My first attempt looks like this:

random_mosaic

Pretty neat! The images are in no particular order however. It would be cool if we could group visually similar images together. Beyond grouping by simple features like mean color or brightness, we can generate more semantically meaningful features for an image using the embeddings from a vision model. CLIP is a solid choice for robust embeddings across a wide variety of data because it was trained from diverse data scraped from the internet. This is important because these shaders look very different than the real-life images found in a dataset like imagenet.

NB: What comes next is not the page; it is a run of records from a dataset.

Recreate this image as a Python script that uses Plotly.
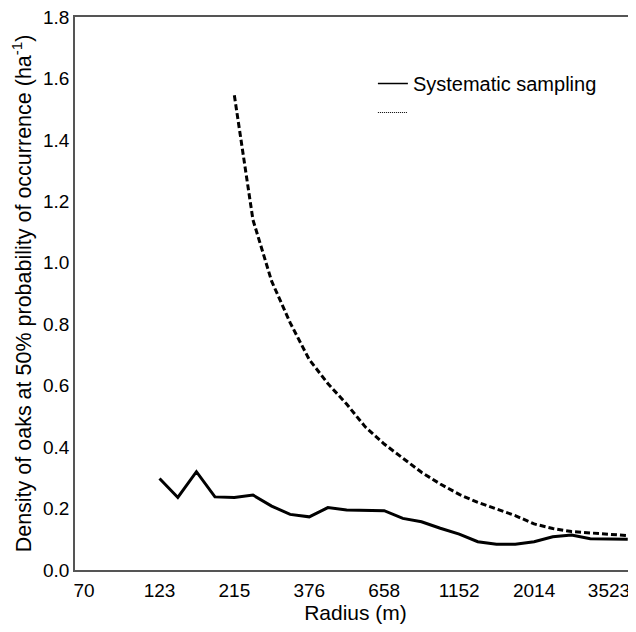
import plotly.graph_objects as go

# Radius (m) values of the sampling steps (log-spaced)
radius = [123, 141, 162, 186, 215, 247, 284, 326, 376, 432, 497, 571, 658, 756,
          869, 1000, 1152, 1323, 1521, 1750, 2014, 2315, 2663, 3063, 3523, 4052]

# Systematic sampling (solid)
systematic = [0.298, 0.236, 0.320, 0.238, 0.236, 0.244, 0.208, 0.181, 0.173, 0.203,
              0.195, 0.193, 0.193, 0.168, 0.157, 0.136, 0.117, 0.092, 0.084, 0.084,
              0.092, 0.108, 0.114, 0.102, 0.100, 0.100]

# Second (dashed) series, starts at 215 m
radius_dashed = radius[4:]
dashed = [1.545, 1.14, 0.94, 0.805, 0.685, 0.607, 0.54, 0.466, 0.41, 0.365, 0.318,
          0.28, 0.246, 0.22, 0.199, 0.177, 0.15, 0.135, 0.125, 0.12, 0.117, 0.112]

tick_vals = [70, 123, 215, 376, 658, 1152, 2014, 3523]
tick_text = ["70", "123", "215", "376", "658", "1152", "2014", "3523"]
y_ticks = [0.0, 0.2, 0.4, 0.6, 0.8, 1.0, 1.2, 1.4, 1.6, 1.8]

FONT = "Liberation Sans, Arial, sans-serif"

fig = go.Figure()
fig.add_trace(go.Scatter(x=radius, y=systematic, mode="lines",
                         line=dict(color="black", width=3),
                         showlegend=False))
fig.add_trace(go.Scatter(x=radius_dashed, y=dashed, mode="lines",
                         line=dict(color="black", width=3, dash="6px,3px"),
                         showlegend=False))
# legend-only entries (thin samples as in the original)
fig.add_trace(go.Scatter(x=[None], y=[None], mode="lines",
                         line=dict(color="black", width=1.5),
                         name="Systematic sampling"))
fig.add_trace(go.Scatter(x=[None], y=[None], mode="lines",
                         line=dict(color="black", width=1, dash="1px,1px"),
                         name=" "))

fig.update_layout(
    width=628, height=624,
    margin=dict(l=67, r=0, t=9, b=62),
    plot_bgcolor="white", paper_bgcolor="white",
    font=dict(family=FONT, size=19, color="black"),
    showlegend=True,
    legend=dict(x=0.531, y=0.915, xanchor="left", yanchor="top",
                bgcolor="rgba(0,0,0,0)", font=dict(size=20),
                tracegroupgap=0, itemwidth=30),
    xaxis=dict(type="log", range=[1.8159, 3.6344], automargin=False,
               tickvals=tick_vals, ticktext=tick_text, ticklabeloverflow="allow",
               showline=True, linecolor="#555", linewidth=1.5, mirror=True,
               showgrid=False, zeroline=False,
               ticks="outside", ticklen=2, tickcolor="rgba(0,0,0,0)",
               tickfont=dict(size=19),
               title=dict(text="Radius (m)", font=dict(size=21), standoff=6)),
    yaxis=dict(range=[0, 1.8], tickvals=y_ticks, tickformat=".1f", automargin=False,
               ticklabeloverflow="allow",
               showline=True, linecolor="#555", linewidth=1.5,
               showgrid=False, zeroline=False, ticks="",
               tickfont=dict(size=19),
               title=dict(text="Density of oaks at 50% probability of occurrence (ha<sup>-1</sup>)",
                          font=dict(size=21.5), standoff=6)),
)

fig.write_html("out.html")
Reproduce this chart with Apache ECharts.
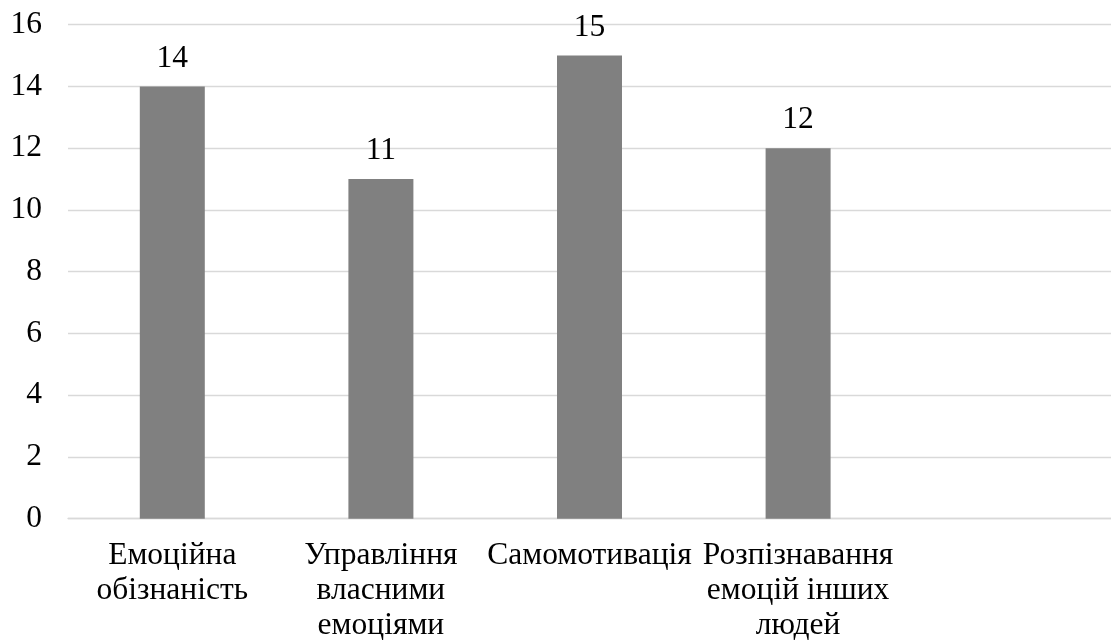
<!DOCTYPE html>
<html>
<head>
<meta charset="utf-8">
<script src="https://cdn.jsdelivr.net/npm/echarts@6/dist/echarts.min.js"></script>
<style>
  html, body { margin: 0; padding: 0; background: #fff; }
  #chart { width: 1111px; height: 644px; }
</style>
</head>
<body>
<div id="chart"></div>
<script>
// Emotional-intelligence components and their scores
const categories = [
  'Емоційна\nобізнаність',
  'Управління\nвласними\nемоціями',
  'Самомотивація',
  'Розпізнавання\nемоцій інших\nлюдей',
  ''
];
const values = [14, 11, 15, 12, null];
const yTicks = { min: 0, max: 16, interval: 2 };

const FONT = '"Liberation Serif", "Times New Roman", serif';

const chart = echarts.init(document.getElementById('chart'));
chart.setOption({
  animation: false,
  grid: { left: 68, right: 0, top: 24.7, bottom: 125.3, containLabel: false },
  xAxis: {
    type: 'category',
    data: categories,
    axisLine: { show: true, lineStyle: { color: '#d9d9d9', width: 1.3 } },
    axisTick: { show: false },
    axisLabel: {
      interval: 0,
      color: '#000',
      fontFamily: FONT,
      fontSize: 31.5,
      lineHeight: 35,
      margin: 20,
      align: 'center'
    }
  },
  yAxis: {
    type: 'value',
    min: yTicks.min,
    max: yTicks.max,
    interval: yTicks.interval,
    axisLine: { show: false },
    axisTick: { show: false },
    splitLine: { lineStyle: { color: '#d9d9d9', width: 1.3 } },
    axisLabel: {
      color: '#000',
      fontFamily: FONT,
      fontSize: 31.5,
      margin: 26
    }
  },
  series: [{
    type: 'bar',
    data: values,
    barWidth: 65,
    itemStyle: { color: '#808080' },
    label: {
      show: true,
      position: 'top',
      distance: 12,
      color: '#000',
      fontFamily: FONT,
      fontSize: 31.5
    }
  }]
});
</script>
</body>
</html>
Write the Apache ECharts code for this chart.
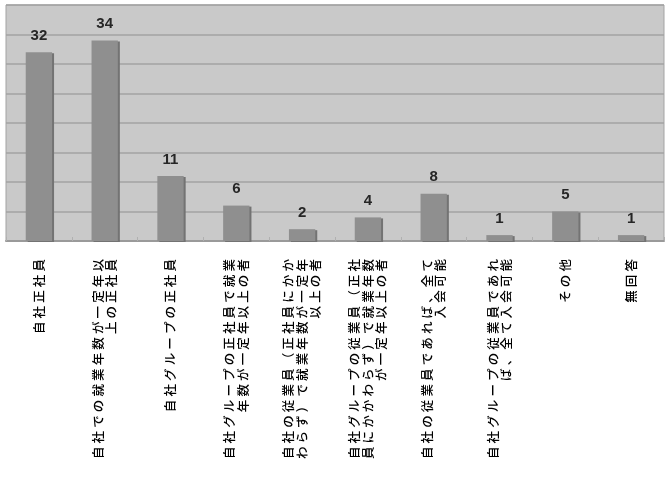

If CLIP generates hundreds of features per image, we still need to reduce these down to just 2 in order to sort the images on a 2D grid. So as the simplest method possible, let’s take the first 2 PCA components. These only capture less than 10% of the variance for the embeddings of this dataset of images, but hopefully still contain enough information to produce an interested sort. Now we have a 2D point for each image, but these will not be evenly distributed into a nice grid. To fix them onto a grid while maintaining some of their relative positioning information, we will sort them in two stages. First, sort them on their X coordinate (the first PCA component). Then we will divide the sorted images into buckets for each row, and sort them within each bucket/row on their Y coordinate (second PCA component).

Here’s the result:

Sorted Mosaic

mosaic_sorted

Cool! Without zooming in, it’s hard to see the effects of the sorting other than that white spheres tend to be gathered in the lower right. By zooming in, we can see some interesting clusters:

Round Blobs

round_blobs

Distorted Textures

distorted_textures

Characters and Faces

characters_and_faces

Primitive Shapes

primitive_shapes

Piano Keys

piano_keys

To be clear, if the goal was simply to extract clusters of shader types, clustering the embeddings using something like k-means would certainly produce much more well-defined clusters than the ones shown here. However we are also applying the additional constraint that all images must be placed onto a fixed 2D grid. I think the fact that clusters are still visible despite this much distortion of their original embeddings is pretty amazing!

The code for creating sorted mosaics like this has been released on github:

https://github.com/PWhiddy/sp-mosaic

Update (6/13/22)

I’ve swapped out PCA with UMAP, here’s the result:

umap_grid